Kalgoorlie is a gold-mining town, and is still flourishing. Since the mines are producing, Kalgoorlie is the second richest town in Australia, behind Canberra. But what it is most famous for is the nightlife and entertainment they offer, with over 30 pubs spread around it’s small main streets. Many of these pubs have topless bar maids, left over from the old mining days. Kalgoorlie is sort of given special license to do things that aren’t allowed in other parts of Australia, and another popular touristy thing to do is take a tour of a brothel. Since we were there at night that wasn’t possible, as they were closed to tours and open to work. People always say crazy statistics, but supposedly the ration of men to women in Kalgoorlie is 10 to 1, sort of an Alaska in the middle of the desert. So the topless barmaids are allowed, as are women-owned brothels, which I guess makes it more palatable. We ordered some beers, and it was evident that while they were used to tourists coming in, we weren’t there main source of income and they focused their attention on the men sitting at the bar. It wasn’t the nudity that bothered me at all, but there was something almost “unhygenic” if that is the nicest word I can think of, to have girls in their underwear serving me beer. It was just kind of gross, though I’m sure guys don’t have any problem with it.

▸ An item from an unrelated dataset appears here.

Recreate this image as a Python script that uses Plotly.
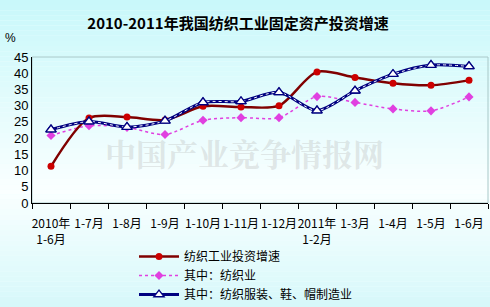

After multiple bars and beers, and a quick pub dinner, Robert and I got back on the train for our second night’s sleep. We seemed to adjust better the second night, as we knew what was comfortable and what wasn’t, and Robert eventually found a spot on the floor that he found better than the seats, leaving me with 4 seats. I was becoming immune to not sleeping, and the next morning was a busy repacking and getting ready to arrive in Perth. I was excited for various reasons, getting off that train was the least of them. I was meeting my friend Lora there, a Canadian girl I had met in New Zealand and kept in touch with. We were going to travel up the west coast together. And my cousin from Germany who is living in Perth for a while for work was also to meet me at the train station, and I was looking forward to traveling again after my rest at the station. But when we pulled into the station signposted “East Perth,”I knew that our well thought-out plans were not to be. They were meeting me at the main train station, and I was at a completely different one. With a long tired sigh, I got off the train, said goodbye to Robert, and tried to figure out what to do. I was back to being a tourist.